You can read more about buffer zones in the publication desribing CARDS

Running CARDS

Let’s run a simple example of the collect_cards.py script. In our case we have some directory containing a series of .xtc files that are MD Trajectories. We can catch them all using the wild-card *.xtc. We also have our topology.top file to load in alongside the trajectories.

python /home/username/enspara/enspara/apps/collect_cards.py \
  --trajectories /path/to/input/*.xtc \
  --topology /path/to/input/topology.top \
  --buffer-size 15 \
  --processes 1 \
  --matrices /home/username/output_path/cards.pickle \
  --indices /home/username/output_path/inds.csv \

This is a CARDS run that will use a buffer-width of 15 degrees, and a single core.

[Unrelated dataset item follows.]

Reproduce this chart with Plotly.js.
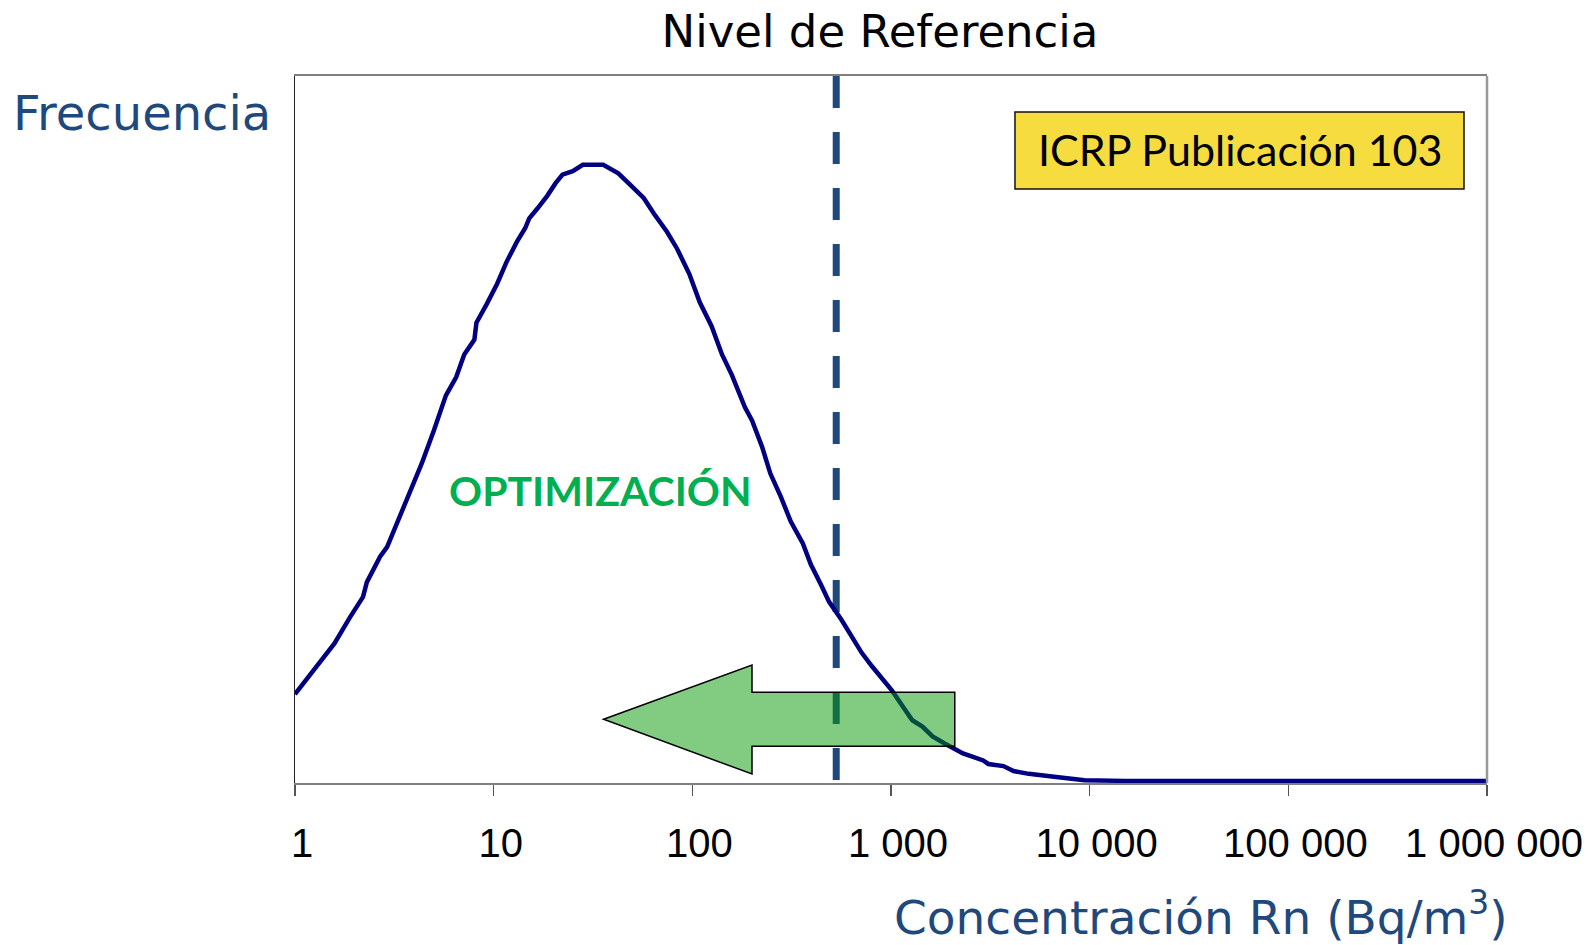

The outputs are 1) a single pickle file containing a dictionary of the four types of matrices that CARDS generates, and 2) An inds.csv file that contains the atom indices that correspond to each row/column in the CARDS matrices.

Specifically, the cards.pickle output is a dictionary that contains four matrices. The dictionary keys identify which matrix measures which type of correlation,

Analyze CARDS data

Analysis of CARDS data can be done using the CARDS-Reader library As published in CARDS-using papers, there are multiple ways CARDS data can be analyzed, including:

  1. Extracting Shannon entropies to measure residue disorder
  2. Computing a holistic correlations matrix.
  3. Target site analysis

Extracting Shannon entropy to measure residue disorder

The Shannon entropy is an information-theoretic metric that can be used to measure disorder in a dataset. It is computed across a dataset by looking at the population of each bin:

\(H(X) = -\Sigma_{x} P(x)log(P(x))\)

In CARDS, it provides a useful insight into how much any single dihedral moves around across the simulation dataset.

Computing Shannon entropy of how a dihedral moves in inherently a structural phenomena, and conveniently is equivalent to the diagonal of the CARDS matrix corresponding to Structure_Structure correlation (between rotameric states). We also want to be able to understand motion on an amino-acid level, rather than a dihedral level.

In CARDS-Reader we can use the apps/extract_dihedral_entropy.py found inside the CARDS-Reader library.

python /home/username/cardsReader/apps/extract_dihedral_entropy.py \
  --matrices /home/username/output_path/cards.pickle \
  --indices /home/username/output_path/inds.csv \
  --topology /path/to/input/topology.top \

In this script you are simply inputing the same topology file as used in collect_cards.py and the outputs from collect_cards.py.

The output will be two files, dihedral_entropy.csv and residue_entropy.csv that will have the entropy for each dihedral (AKA just the diagonal), and the residue-level entropy, which is normalized by the maximum amount of entropy a residue can have. In other words, a residue-level entropy of 0.3 means a residue has ~30% of the maximum possible Shannon entropy value it can have.

Computing holistic correlations

To capture the full pattern of communication into a single dihedral matrix, we can sum the four matrices in cards.pickle directly into a single Holistic communication matrix.

This is a relatively trivial task, but for convenience, CARDS-Reader has an apps script apps/generate_holistic_matrix.py that computes this matrix and saves it.

python /home/username/cardsReader/apps/generate_holistic_matrix.py \
  --directory /home/username/output_path/cards.pickle \

At it’s core, CARDS is built on the fundamental idea that the overall communication pattern of a system is based on the combined communication of rotameric and disordered states.

\(I_{Holistic} = I_{Structural} + I_{Disordered}\)

The generate_holistic_matrix.py script computes both the Structural-Structural matrix (Structural_MI.csv), as well as a single disorder-disorder matrix (totalDisorder_MI.csv), which is the sum of the other three matrices. It also outputs the total Holistic communication matrix (holistic_MI.csv)

This holistic communication matrix is what we can use to probe overall communication patterns in our system, using techniques like Target site analysis, or other methods.